В другом рассказе – «Сестра» – Зайцев снова подчеркивает мысль о естественной неизбежности смерти, о том, что относиться к этому следует без трагизма: «Нам дано жить в тоске и скорби, но дано и быть твердыми и с честью и мужеством пронести свой дух сквозь эту юдоль неугасимым пламенем и с спокойной печалью умереть: отойти в вечную обитель ясности».
Художественным контрапунктом всех книг Зайцева является Жизнь и Смерть человека вообще. Этот «человек вообще» показывается нам не в заботах житейских, мы не всегда знаем, добравшись до последней страницы той или иной новеллы, кто он по роду занятий, где служит, – для писателя-лирика это не имеет значения. Люди из зайцевской России просто живут, всяческие обстоятельства земные их соединяют и разлучают, некоторые из них уходят из жизни – уходят безбоязненно, спокойно, исполненные смирения и мудрого понимания естественной, предопределенной неизбежности конца всего сущего. Как заметил К. Чуковский, они, умирая, «при этом еще улыбаются: ах, как приятно таять!» Зайцев, как никто другой, философски передал нам, читателям, поэзию бытия человека и его ухода, умирания – в противовес своим современникам Л. Андрееву и С. Сергееву-Ценскому, глубоко раскрывшим трагизм человеческой жизни и смерти. Во всю – немалую! – силу своих талантов они показали, как неизбежность конца, неотвратимость ухода порождают вседозволенность, приводят подчас к необузданному разгулу страстей, в огне и вихрях которого многие сгорают. Земные люди, они и страдают, и радуются, и гибнут здесь же, на земле, не помышляя ни о чем другом.

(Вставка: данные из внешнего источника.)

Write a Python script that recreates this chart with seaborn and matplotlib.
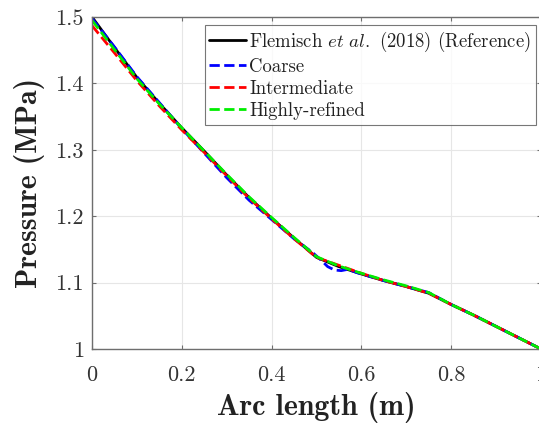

У Зайцева его герои, казалось бы, тоже живут и действуют в земных обычных условиях, и вместе с тем есть у каждого из них свой микрокосм, отрешенный от конкретного быта, от по-вседневья – как бы второй глубокий план, возникающий в раздумьях наедине с собой. («Разное умещалось в нем одновременно, – замечает Зайцев об одном из своих героев, – как бы жило в слоях души на разной глубине».) Благодаря этой своей особенности они чувственно, эмоционально сливаются с природой, становятся, по воле автора, ее органичной частью, но мыслят себя в надмирном пространстве, где они возвышенно любят и светло страдают, наслаждаются праздниками жизни и умиротворенно приемлют свои юдоли и саму смерть. Неспроста критики – современники Зайцева – единодушно отмечали в его прозе пантеистическое мироощущение и мистицизм, укрытые в прекрасную поэтическую оболочку. Но с годами мистицизм все более пробивал эту оболочку, и вот уже Зайцев сам вынужден был заметить: «Вместо раннего пантеизма начинают проступать мотивы религиозные – довольно еще невнятно („Миф“, „Изгнание“) – все же в христианском духе. Этот дух еще ясней чувствуется в первом романе „Дальний край“, полном молодой восторженности, некоторого наивного прекраснодушия – Италия вносит в него свой прозрачный звук. Критик назвал бы „Дальний край“ романом „лирическим и поэтическим“ (а не психологическим)». К этой же поре относится его пьеса «Усадьба Ланиных», «с явным, – как утверждает Зайцев, – оттенком тургеневско-чеховского (всегда внутренне автору родственного), и также с перевесом мистического и поэтического над жизненным».